I just saw a girl walking home wearing a tshirt, boxers, and cowboy boots. Thanks for having the decency to drive me to my car.
just fyi, hangover + ice skates = really bad idea
I dunno. Last time I went there I had got sexually propositioned by a Belgian prince.
I just found a plastic cup with panties inside of it. Let's play CSI.
Hahaahaah I keep finding little notes you left me on my physics notes... "TOO HIGH FOR BIRDS"
ps I'm eating candy off our sex sheets. gotta say the only thing better than sweet tarts is sweet tarts with a hint of sex. perfect post vday situation
I'm hungover as hell. I'm dying. I have no skin left on my knees
Well. No wine. And no real mixers. I'm using vodka and grape juice and calling it Slurrrlot. Happy Holidays bitch.
At the same time that I bought plan b I got some Girl Scout cookies too. It's not a total loss for you.
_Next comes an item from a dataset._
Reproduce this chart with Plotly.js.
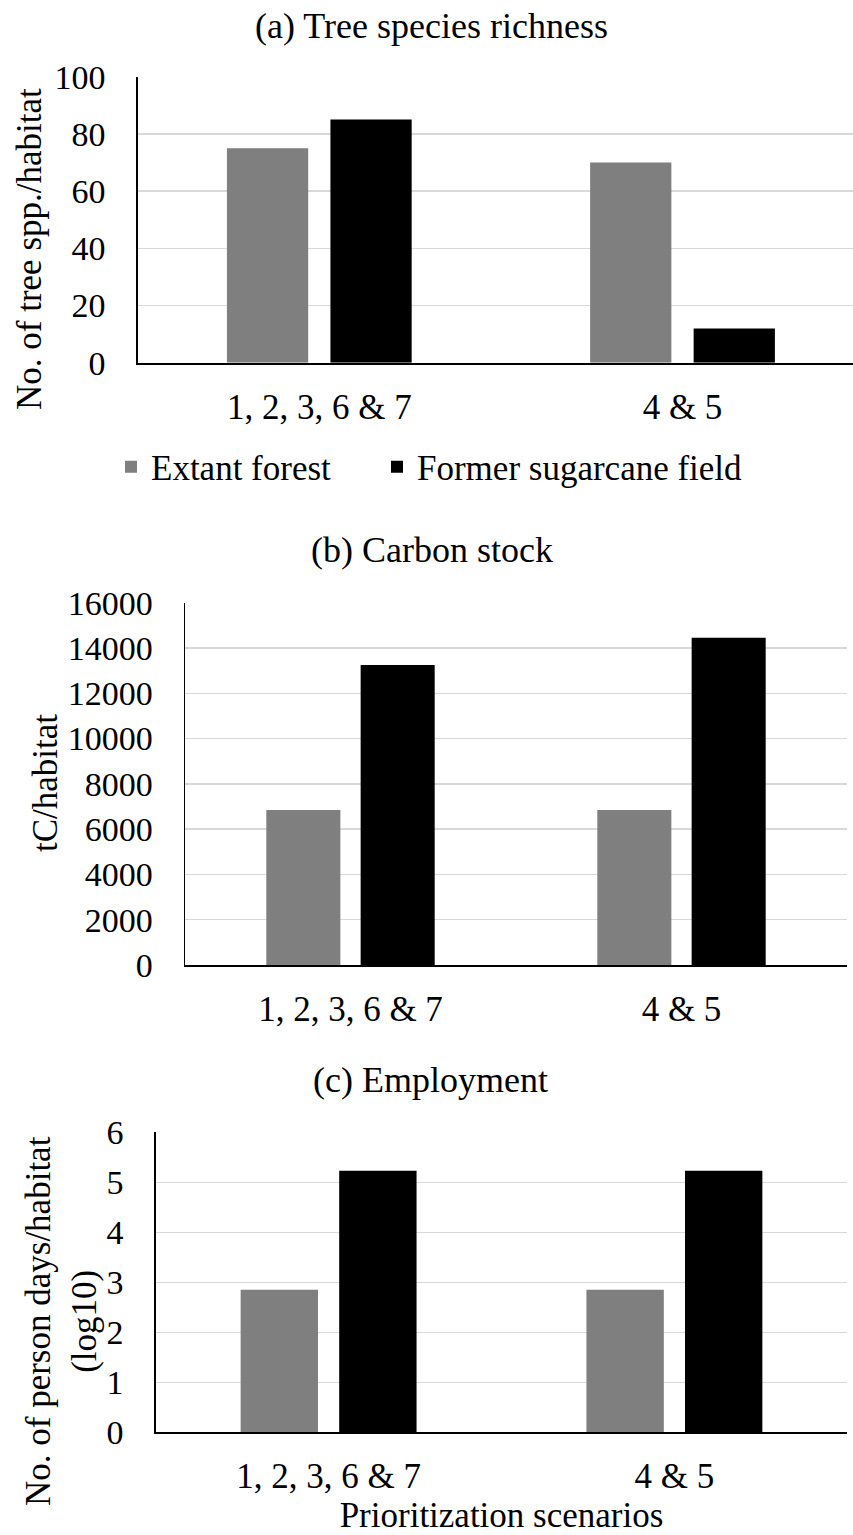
<!DOCTYPE html>
<html>
<head>
<meta charset="utf-8">
<script src="https://cdn.plot.ly/plotly-3.0.1.min.js"></script>
<style>
  html, body { margin: 0; padding: 0; background: #ffffff; }
  #chart { width: 853px; height: 1535px; }
</style>
</head>
<body>
<div id="chart"></div>
<script>
// ---- Data ----
const categories = ['1, 2, 3, 6 & 7', '4 & 5'];
const seriesNames = ['Extant forest', 'Former sugarcane field'];

const richnessExtant = [75, 70];
const richnessFormer = [85, 12];

const carbonExtant = [6850, 6850];
const carbonFormer = [13250, 14450];

const employmentExtant = [2.85, 2.85];
const employmentFormer = [5.23, 5.23];

const panelTitles = ['(a) Tree species richness', '(b) Carbon stock', '(c) Employment'];
const yTitles = ['No. of tree spp./habitat', 'tC/habitat', 'No. of person days/habitat<br>(log10)'];
const xTitle = 'Prioritization scenarios';

// ---- Styling ----
const W = 853, H = 1535;
const FONT = 'Liberation Serif, Times New Roman, serif';
const colExtant = '#7f7f7f';
const colFormer = '#000000';
const px = v => v / W;
const py = v => 1 - v / H;

function bar(name, y, color, xa, ya, show, legendId) {
  const t = {
    type: 'bar', name: name, x: categories, y: y,
    xaxis: xa, yaxis: ya,
    marker: { color: color, line: { width: 0 } },
    showlegend: show,
    hoverinfo: 'x+y+name'
  };
  if (legendId) t.legend = legendId;
  return t;
}

const data = [
  bar(seriesNames[0], richnessExtant, colExtant, 'x', 'y', true, 'legend'),
  bar(seriesNames[1], richnessFormer, colFormer, 'x', 'y', true, 'legend2'),
  bar(seriesNames[0], carbonExtant, colExtant, 'x2', 'y2', false),
  bar(seriesNames[1], carbonFormer, colFormer, 'x2', 'y2', false),
  bar(seriesNames[0], employmentExtant, colExtant, 'x3', 'y3', false),
  bar(seriesNames[1], employmentFormer, colFormer, 'x3', 'y3', false)
];

const tickFont = { family: FONT, size: 34, color: '#000' };
const catFont = { family: FONT, size: 35, color: '#000' };

function xAxis(domain, anchor, range, extra) {
  return Object.assign({
    domain: domain, anchor: anchor, type: 'category', range: range,
    showline: true, linecolor: '#000', linewidth: 2,
    showgrid: false, zeroline: false, ticks: '',
    tickfont: catFont, ticklabelstandoff: 12, fixedrange: true
  }, extra || {});
}
function yAxis(domain, anchor, range, dtick) {
  return {
    domain: domain, anchor: anchor, range: range, dtick: dtick, tick0: 0,
    tickformat: 'd',
    showline: true, linecolor: '#000', linewidth: 1.5,
    showgrid: true, gridcolor: '#d9d9d9', gridwidth: 1.5,
    zeroline: false, ticks: '',
    tickfont: tickFont, ticklabelstandoff: 24, fixedrange: true
  };
}

const annFont = { family: FONT, size: 35, color: '#000' };
const titleFont = { family: FONT, size: 36, color: '#000' };
function ann(text, x, y, angle, font) {
  return {
    text: text, xref: 'paper', yref: 'paper', x: px(x), y: py(y),
    xanchor: 'center', yanchor: 'middle', showarrow: false,
    textangle: angle || 0, font: font || annFont
  };
}

const legendBase = {
  orientation: 'h', xanchor: 'left', y: py(467), yanchor: 'middle',
  font: { family: FONT, size: 35, color: '#000' },
  bgcolor: 'rgba(0,0,0,0)'
};

const layout = {
  width: W, height: H,
  margin: { l: 0, r: 0, t: 0, b: 0, pad: 0 },
  paper_bgcolor: '#ffffff', plot_bgcolor: '#ffffff',
  font: { family: FONT, color: '#000' },
  barmode: 'group', bargap: 0.43, bargroupgap: 0.215,
  showlegend: true,
  legend: Object.assign({ x: px(111) }, legendBase),
  legend2: Object.assign({ x: px(377) }, legendBase),
  xaxis: xAxis([px(137.7), 1], 'y', [-0.5, 1.4694]),
  yaxis: yAxis([py(362.7), py(76.7)], 'x', [0, 100], 20),
  xaxis2: xAxis([px(185), px(847)], 'y2', [-0.5, 1.5]),
  yaxis2: yAxis([py(965), py(602.7)], 'x2', [0, 16000], 2000),
  xaxis3: xAxis([px(155.7), px(847.3)], 'y3', [-0.5, 1.5], {
    title: { text: xTitle, font: annFont, standoff: 24 }
  }),
  yaxis3: yAxis([py(1432.3), py(1132.3)], 'x3', [0, 6], 1),
  annotations: [
    ann(panelTitles[0], 432, 26, 0, titleFont),
    ann(panelTitles[1], 432, 550, 0, titleFont),
    ann(panelTitles[2], 431, 1080, 0, titleFont),
    ann(yTitles[0], 29, 249, -90),
    ann(yTitles[1], 45, 783, -90),
    ann(yTitles[2], 61, 1321, -90)
  ]
};

Plotly.newPlot('chart', data, layout, { displayModeBar: false, staticPlot: true });
</script>
</body>
</html>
After owing so much in back child support they should make vasectomy a mandatory
I hate you so much right now. You got us kicked out of my favorite bar because your drunk ass was hogging the Bluetooth jukebox and would play NOTHING but that goddamn skeleton song. IT'S NOT EVEN OCTOBER YET.
Spopky scrzy skeletonssz
I made out with a guy dressed as the pdx airport carpet.
Portlandia didn't prepare you for that?
Blacked out and showed everyone my nudes. They toasted to my nudes, and I got an outstanding ovation.
I feel like I had a successful night. I flashed the guy at the liquor store last night for 2 free tshirts and a giant redbull.
oh, he’s out of jail btw. as of about 6pm. one of his customers bonded him out apparently lol
Like he really got a coke fiend to bond him out?